О знаменитой балерине писали в газетах, в серьезных исследованиях, дамских журналах очень много. Над россказнями журналистов она хохотала, никаких особых сплетен про нее не могли выдумать, восхваления критиков и поклонников не оказывали на нее никакого воздействия. Об ее увлечениях никто ничего не знал. Она не думала о замужестве, это бы лишь отвлекло от ее целей, ей нужна была независимость и в житейском плане. И все же она оформила брак с человеком, с которым связалась давно, с В. Дандре, чиновником правительствующего сената, последовавшим за артисткой в ее странствиях как антрепренер, но объясняла это тем, что не хотела ставить в неловкое положение своих знакомых.

Лишь одно школьное сочинение привело ее в такой восторг, что она говорила о нем несколько дней. Девочка во время каникул видела Анну Павлову и выбрала это событие темой для сочинения: «Однажды я видела фею. Ее имя – Анна Павлова…»

В постоянных усилиях к совершенству человек может уподобиться ангелам и даже Богу, считали мыслители эпохи Возрождения. Нечто такое мелькало несомненно в грезах и Анны Павловой, сохранившей в душе и в чертах характера детскость в ее подчас неожиданных проявлениях..
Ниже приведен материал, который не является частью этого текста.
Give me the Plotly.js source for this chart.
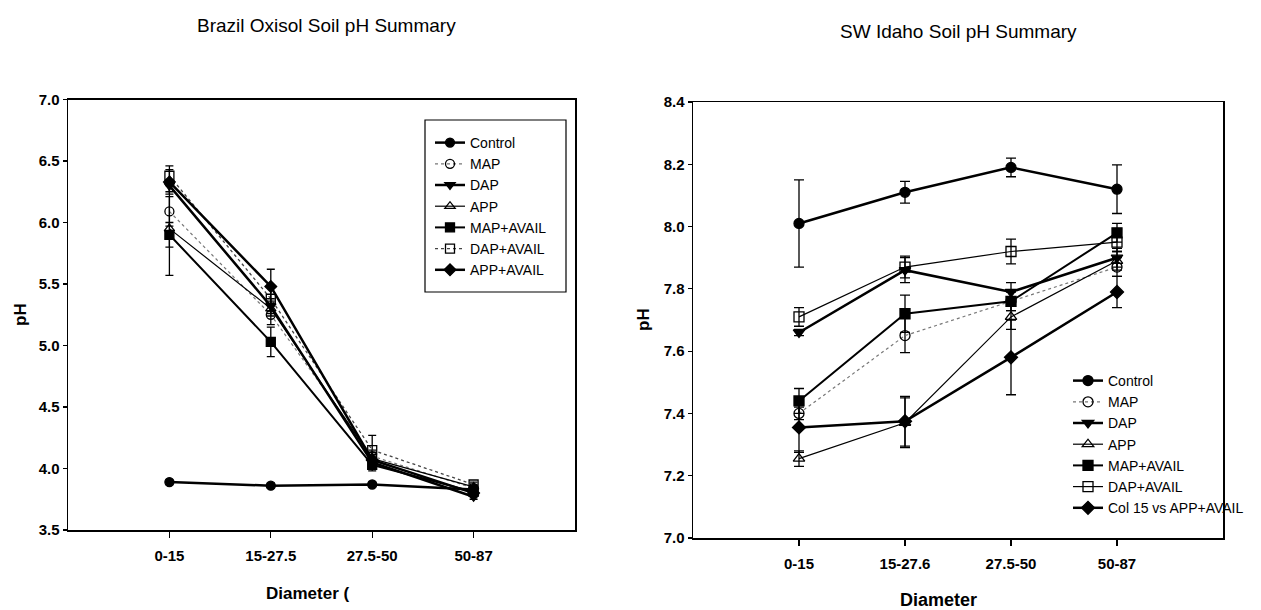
<!DOCTYPE html>
<html>
<head>
<meta charset="utf-8">
<script src="https://cdn.plot.ly/plotly-3.0.1.min.js"></script>
<style>html,body{margin:0;padding:0;background:#fff;}#chart{width:1261px;height:610px;}</style>
</head>
<body>
<div id="chart"></div>
<script>
// ---------- data ----------
const seriesNames = ['Control', 'MAP', 'DAP', 'APP', 'MAP+AVAIL', 'DAP+AVAIL', 'APP+AVAIL'];
const seriesNamesIdaho = ['Control', 'MAP', 'DAP', 'APP', 'MAP+AVAIL', 'DAP+AVAIL', 'Col 15 vs APP+AVAIL'];

const catsBrazil = ['0-15', '15-27.5', '27.5-50', '50-87'];
const catsIdaho = ['0-15', '15-27.6', '27.5-50', '50-87'];

// Brazil Oxisol pH
const brControl = [3.89, 3.86, 3.87, 3.83];
const brMAP = [6.09, 5.25, 4.10, 3.84];
const brDAP = [6.30, 5.32, 4.05, 3.77];
const brAPP = [5.95, 5.30, 4.08, 3.85];
const brMAPAV = [5.90, 5.03, 4.03, 3.81];
const brDAPAV = [6.38, 5.38, 4.15, 3.87];
const brAPPAV = [6.33, 5.48, 4.07, 3.80];
// Brazil error bars
const brControlErr = [0.02, 0.02, 0.02, 0.02];
const brMAPErr = [0.12, 0.08, 0.05, 0.02];
const brDAPErr = [0.05, 0.06, 0.05, 0.02];
const brAPPErr = [0.38, 0.06, 0.05, 0.02];
const brMAPAVErr = [0.10, 0.12, 0.05, 0.03];
const brDAPAVErr = [0.08, 0.10, 0.12, 0.02];
const brAPPAVErr = [0.10, 0.14, 0.06, 0.03];

// SW Idaho pH
const idControl = [8.01, 8.11, 8.19, 8.12];
const idMAP = [7.40, 7.65, 7.76, 7.87];
const idDAP = [7.66, 7.86, 7.79, 7.90];
const idAPP = [7.255, 7.37, 7.71, 7.89];
const idMAPAV = [7.44, 7.72, 7.76, 7.98];
const idDAPAV = [7.71, 7.87, 7.92, 7.95];
const idAPPAV = [7.355, 7.375, 7.58, 7.79];
// SW Idaho error bars
const idControlErr = [0.14, 0.035, 0.03, 0.078];
const idMAPErr = [0.02, 0.055, 0.03, 0.03];
const idDAPErr = [0.01, 0.04, 0.03, 0.03];
const idAPPErr = [0.025, 0.08, 0.04, 0.03];
const idMAPAVErr = [0.04, 0.06, 0.03, 0.03];
const idDAPAVErr = [0.03, 0.035, 0.04, 0.03];
const idAPPAVErr = [0.08, 0.08, 0.12, 0.05];

// ---------- styles ----------
const W = 1261, H = 610;
const px = v => v / W;
const py = v => 1 - v / H;
const FONT = 'Liberation Sans, Arial, sans-serif';

const styles = [
  {symbol: 'circle', line: {color: '#000', width: 2.5, dash: 'solid'}},
  {symbol: 'circle-open', line: {color: '#777', width: 1.2, dash: 'dot'}},
  {symbol: 'triangle-down', line: {color: '#000', width: 2.5, dash: 'solid'}},
  {symbol: 'triangle-up-open', line: {color: '#000', width: 1.2, dash: 'solid'}},
  {symbol: 'square', line: {color: '#000', width: 2, dash: 'solid'}},
  {symbol: 'square-open', line: {color: '#444', width: 1.3, dash: 'dot'}},
  {symbol: 'diamond', line: {color: '#000', width: 2.5, dash: 'solid'}}
];

const brVals = [brControl, brMAP, brDAP, brAPP, brMAPAV, brDAPAV, brAPPAV];
const brErrs = [brControlErr, brMAPErr, brDAPErr, brAPPErr, brMAPAVErr, brDAPAVErr, brAPPAVErr];
const idVals = [idControl, idMAP, idDAP, idAPP, idMAPAV, idDAPAV, idAPPAV];
const idErrs = [idControlErr, idMAPErr, idDAPErr, idAPPErr, idMAPAVErr, idDAPAVErr, idAPPAVErr];

const traces = [];
seriesNames.forEach((name, i) => {
  traces.push({
    type: 'scatter', mode: 'lines+markers', name: name,
    x: catsBrazil, y: brVals[i], xaxis: 'x', yaxis: 'y', legend: 'legend',
    line: styles[i].line,
    marker: {symbol: styles[i].symbol, size: 9, color: '#000', line: {color: '#000', width: 1.3}},
    error_y: {type: 'data', array: brErrs[i], visible: true, color: '#000', thickness: 1.3, width: 4}
  });
});
seriesNamesIdaho.forEach((name, i) => {
  const ln = Object.assign({}, styles[i].line);
  if (i === 5) { ln.dash = 'solid'; ln.color = '#000'; ln.width = 1.2; }
  traces.push({
    type: 'scatter', mode: 'lines+markers', name: name,
    x: catsIdaho, y: idVals[i], xaxis: 'x2', yaxis: 'y2', legend: 'legend2',
    line: ln,
    marker: {symbol: styles[i].symbol, size: 10, color: '#000', line: {color: '#000', width: 1.3}},
    error_y: {type: 'data', array: idErrs[i], visible: true, color: '#000', thickness: 1.3, width: 5}
  });
});

const axisCommon = {
  showline: true, mirror: true, linecolor: '#000', linewidth: 1.5,
  showgrid: false, zeroline: false, ticks: 'outside', ticklen: 4, tickwidth: 1.2, tickcolor: '#000',
  tickfont: {family: FONT, size: 15, color: '#000', weight: 'bold'}
};

const layout = {
  width: W, height: H,
  margin: {l: 0, r: 0, t: 0, b: 0},
  paper_bgcolor: '#fff', plot_bgcolor: '#fff',
  font: {family: FONT, color: '#000'},
  xaxis: Object.assign({}, axisCommon, {domain: [px(68), px(575)], anchor: 'y', type: 'category', range: [-1, 4], ticklen: 6, ticklabelstandoff: 5}),
  yaxis: Object.assign({}, axisCommon, {domain: [py(530), py(99.5)], anchor: 'x', range: [3.5, 7.0], dtick: 0.5, tickformat: '.1f'}),
  xaxis2: Object.assign({}, axisCommon, {domain: [px(693), px(1223)], anchor: 'y2', type: 'category', range: [-1, 4], ticklen: 6, ticklabelstandoff: 5}),
  yaxis2: Object.assign({}, axisCommon, {domain: [py(538), py(102)], anchor: 'x2', range: [7.0, 8.4], dtick: 0.2, tickformat: '.1f'}),
  legend: {x: px(430), y: py(127), xanchor: 'left', yanchor: 'top', bgcolor: 'rgba(0,0,0,0)', borderwidth: 0,
           font: {family: FONT, size: 14, color: '#000'}},
  legend2: {x: px(1068), y: py(365), xanchor: 'left', yanchor: 'top', bgcolor: 'rgba(0,0,0,0)', borderwidth: 0,
            font: {family: FONT, size: 14, color: '#000'}},
  shapes: [
    {type: 'rect', xref: 'paper', yref: 'paper', x0: px(425), x1: px(566), y0: py(292), y1: py(120),
     line: {color: '#000', width: 1.2}, fillcolor: 'rgba(0,0,0,0)'}
  ],
  annotations: [
    {text: 'Brazil Oxisol Soil pH Summary', xref: 'paper', yref: 'paper', x: px(326), y: py(25), showarrow: false,
     xanchor: 'center', yanchor: 'middle', font: {family: FONT, size: 19, color: '#000'}},
    {text: 'SW Idaho Soil pH Summary', xref: 'paper', yref: 'paper', x: px(958), y: py(31), showarrow: false,
     xanchor: 'center', yanchor: 'middle', font: {family: FONT, size: 19, color: '#000'}},
    {text: 'pH', xref: 'paper', yref: 'paper', x: px(20), y: py(315), showarrow: false, textangle: -90,
     xanchor: 'center', yanchor: 'middle', font: {family: FONT, size: 17, color: '#000', weight: 'bold'}},
    {text: 'pH', xref: 'paper', yref: 'paper', x: px(643), y: py(320), showarrow: false, textangle: -90,
     xanchor: 'center', yanchor: 'middle', font: {family: FONT, size: 17, color: '#000', weight: 'bold'}},
    {text: 'Diameter (', xref: 'paper', yref: 'paper', x: px(307), y: py(593), showarrow: false,
     xanchor: 'center', yanchor: 'middle', font: {family: FONT, size: 17, color: '#000', weight: 'bold'}},
    {text: 'Diameter', xref: 'paper', yref: 'paper', x: px(938), y: py(600), showarrow: false,
     xanchor: 'center', yanchor: 'middle', font: {family: FONT, size: 18, color: '#000', weight: 'bold'}}
  ]
};

Plotly.newPlot('chart', traces, layout, {displayModeBar: false, staticPlot: true});
</script>
</body>
</html>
Ее исключительная дружба с Чарли Чаплиным говорит о том же. Биограф странно противопоставляет их: «Искусство Павловой было выражением высокого гуманизма, а искусство Чаплина заключалось в подчеркивании драматических сторон жизни». Это же Пушкин и Гоголь, и оба представители высокого гуманизма. Но понятие высокого гуманизма в отношении Анны Павловой и классического балета, который культивировался изначально как придворный жанр, здесь упомянуто как нельзя кстати. Русский балет в начале XX века преодолевает застывшие формы классицизма и, наполняясь романтическим содержанием эпохи, свершает скачок к высокой ренессансной классике.